Robert Bradshaw wrote:
> On Sep 13, 2009, at 12:39 PM, Stefan Behnel wrote:
>>>>        cdef str s = "some string"
>>>>        cdef char* cs = s
>>>>
>>> I'm inclined for a warning... and that warning would not be generated
>>> in this case: "cdef char*cs = <bytes>s" , right?
>> Sure.
> 
> That could be bad, <bytes>s doesn't actually do a typecheck,  
> especially if the bytes -> char* is eventually optimized. One should  
> do <bytes?>s or <object>s (neither of which generate a warning).

To me, that's just like casting an int to a void*. I don't see a reason to
special case some casts while we already allow all that dangerous C stuff.
If nothing else, a cast is a clear way to say "I know better!". And if you
actually do not know better, you'll see where that gets you. Not Cython's
problem.


>> changing the argument/return value types from "object" to the  
>> right types will allow Cython to do actual type checking.
> 
> Often the type checking will be redundant with the type checking that  
> happens inside the method, so I'm not so sure this is a good idea.

I meant compile time type checking, which won't hurt performance but helps
in making the C-API safer and also allows Cython to do some optimisations.

For example, I only noticed recently that literal Python strings were
always treated as "object" in Cython.

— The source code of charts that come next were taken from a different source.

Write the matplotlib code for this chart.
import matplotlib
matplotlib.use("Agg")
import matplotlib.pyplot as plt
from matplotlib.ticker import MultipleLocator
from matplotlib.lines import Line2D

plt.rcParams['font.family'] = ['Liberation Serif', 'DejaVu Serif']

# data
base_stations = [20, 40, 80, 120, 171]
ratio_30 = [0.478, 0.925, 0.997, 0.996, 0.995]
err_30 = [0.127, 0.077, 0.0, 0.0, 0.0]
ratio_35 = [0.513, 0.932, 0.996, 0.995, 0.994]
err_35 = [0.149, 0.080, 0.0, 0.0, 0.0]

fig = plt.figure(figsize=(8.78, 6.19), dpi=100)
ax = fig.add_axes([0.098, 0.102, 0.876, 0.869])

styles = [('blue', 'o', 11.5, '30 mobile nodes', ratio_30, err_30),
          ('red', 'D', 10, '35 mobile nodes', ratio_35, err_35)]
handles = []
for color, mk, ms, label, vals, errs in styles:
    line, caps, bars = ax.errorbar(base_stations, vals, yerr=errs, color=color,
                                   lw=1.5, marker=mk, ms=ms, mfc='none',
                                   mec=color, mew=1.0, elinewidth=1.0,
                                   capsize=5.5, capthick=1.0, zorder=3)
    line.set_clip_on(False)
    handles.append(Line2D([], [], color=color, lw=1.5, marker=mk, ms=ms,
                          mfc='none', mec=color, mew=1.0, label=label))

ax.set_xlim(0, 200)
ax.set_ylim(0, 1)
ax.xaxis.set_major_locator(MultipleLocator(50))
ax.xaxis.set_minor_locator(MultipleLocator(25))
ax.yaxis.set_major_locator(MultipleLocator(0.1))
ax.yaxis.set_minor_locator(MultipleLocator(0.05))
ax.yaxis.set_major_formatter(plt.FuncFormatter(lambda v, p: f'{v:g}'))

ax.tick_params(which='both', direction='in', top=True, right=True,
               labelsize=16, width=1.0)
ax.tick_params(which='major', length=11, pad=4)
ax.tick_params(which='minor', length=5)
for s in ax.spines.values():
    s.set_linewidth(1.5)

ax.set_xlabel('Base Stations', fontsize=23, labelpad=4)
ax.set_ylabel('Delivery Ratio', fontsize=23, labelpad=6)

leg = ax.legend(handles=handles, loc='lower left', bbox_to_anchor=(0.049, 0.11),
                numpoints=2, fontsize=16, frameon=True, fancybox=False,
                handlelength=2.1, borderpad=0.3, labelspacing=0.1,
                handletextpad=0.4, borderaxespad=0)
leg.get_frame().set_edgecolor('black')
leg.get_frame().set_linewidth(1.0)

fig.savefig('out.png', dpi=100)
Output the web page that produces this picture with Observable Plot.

So things like u"".join() were never
associated with the unicode type.


>>>> And "str", "bytes" and "unicode" wouldn't be assignable to each  
>>>> other,
>>>> right? Or would you also leave that to runtime?
>>> "bytes" <-> "unicode" (obviously?) would not be assignable, tough for
>>> the case of "bytes" <-> "str" or "str" <-> "unicode", we could
>>> generate similar Cython compile warnings as for the "[unsigned ]char
>>> *" conversions.
>> Yes, I guess that's a similar case.
> 
> I'd be inclined to outright disallow them, favoring requiring <bytes? 
>  > or <unicode?> or <object> cast.

Perfectly fine with me.


> Currently, though, I can't think  
> of any reason to type str/bytes/unicode variables at all.

You should take a look at the call optimisations for builtin types. I've
been adding to them for a while now, and they really make a huge difference.

For example, this:

        cdef unicode u = some_unicode_string
        s = u.encode('UTF-8')

will now result in a straight C call to the UTF-8 encoder, instead of
looking up the method, calling it, and having it look up the codec
internally. I find that pretty cool.